Sirang headphone prinsipyo.

 🎧 **THE “BROKEN HEADPHONE PRINCIPLE”:


How Steve Jobs Turned a Flaw Into a Billion-Dollar Insight**


In the early 2000s, Apple engineers kept getting the same complaint about the original iPod.


People said their white headphones broke too easily.


The wires got dirty.

They frayed.

They stood out too much.

Customers asked for black versions or more durable designs.


Other tech companies would have quietly fixed the issue.

Jobs didn’t.


He did something that shocked everyone.


He said:


“No.

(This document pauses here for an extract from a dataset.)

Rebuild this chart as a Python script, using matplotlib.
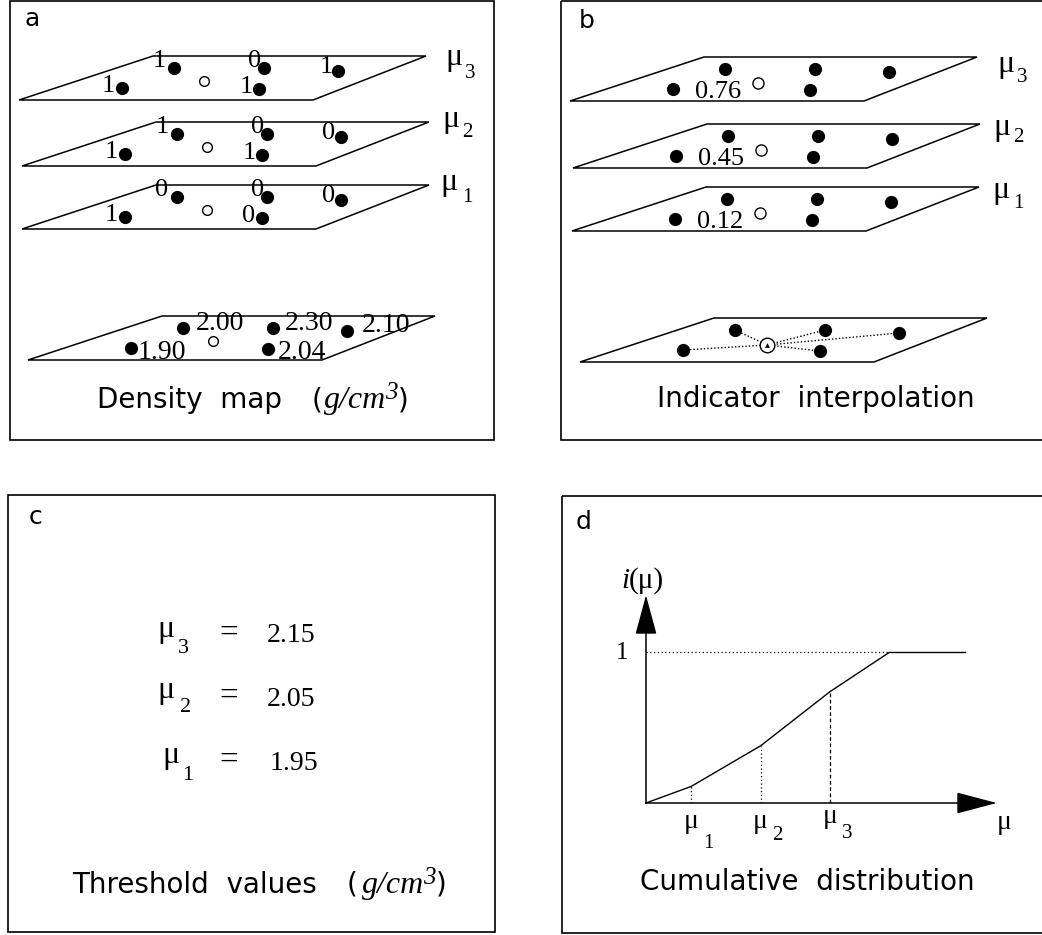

Keep them white.”


Why would he stick with something customers were complaining about?


Because when Jobs visited New York, he noticed something no one else saw.


On the subway…

on sidewalks…

in coffee shops…

you couldn’t see the iPod.


It was hidden in pockets, backpacks, and jackets.


But you could see something else:


Those bright white wires.


They popped.

They stood out.

They created curiosity.


People would lean over and ask,

“Hey, is that one of those iPods?”


The headphones were not a design flaw.

They were free advertising.


Jobs realized something legendary:


A recognizable weakness is sometimes a marketing weapon.


By keeping the white headphones, Apple created the first mass “status signal” of the digital age.

Anyone wearing white earbuds became a walking billboard.


Within a year, Apple dominated the entire MP3 industry.


Not because they had the best device.

But because they had the most visible users.


💡 THE MARKETING LESSON


Your biggest advantage isn’t always your product.

Sometimes it’s the thing people notice first.


That “flaw” you are trying to hide might actually be the most memorable part of your brand.


That’s why:


• Supreme keeps the red label front and center

• Crocs leaned into their weirdness instead of fixing it

• Jeep kept the rugged look even after competitors went sleek

• Nike Air Max exposed the air bubble instead of hiding it

• Apple kept the white earbuds when every headphone on Earth was black


Visibility beats perfection.


🧠 THE NERDY TAKEAWAY


The “Broken Headphone Principle” teaches this:


The world doesn’t remember what’s flawless.

It remembers what stands out.


A brand without a signature trait is forgettable.

A brand with a bold, visible identity becomes unstoppable.


Sometimes the thing you’re tempted to fix

is the exact thing you should amplify.